The fastest way to find out which floor the egg breaks (or minimize the worst case scenario of number of trials) is to drop the first egg at the floor that equals the square root of how many floors are left. For example, in the beginning, when there are 100 floors, the most efficient floor to drop the first egg from is floor number 10, because the square root of 100 = 10.

Assuming the egg doesn't break on floor 10, you would drop the "first" egg again from the floor equal to the square root of 90, because there are now 90 floors left. And so on and so on. Then the "first" egg breaks, you would drop the second egg one floor at a time starting from the previous threshold. If you do it this way, you would be able to decrease the worst case scenario by 1 from if you dropped the "first" egg by 10s every time.

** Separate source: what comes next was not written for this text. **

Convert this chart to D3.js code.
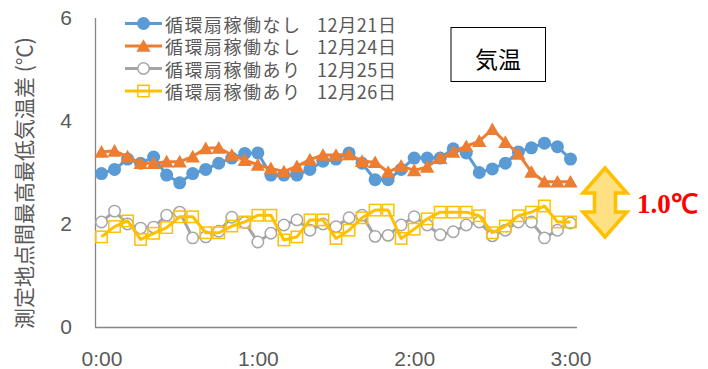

The more floors you begin with, the greater this method has in increasing efficiency.

The reason the square root is always the best choice can be thought of using a rectangle. We are trying to minimize the width and length (which correspond to egg one and egg two trials). Since we have 100 floors, which is represented by the area of the rectangle, the width and length can both be 10 (square root), or 50 and 2, or 25 and 4, etc.. The worst case scenario for each of these examples would be the sum of the two sides minus 1; for 10 and 10, the worst case scenario would be 19 trials to make it to the 99th floor. for 50 and 2, the worst case scenario would be 51 trials to make it to the 99th floor. As you can see, the square root width and length always gives the best worst case scenario.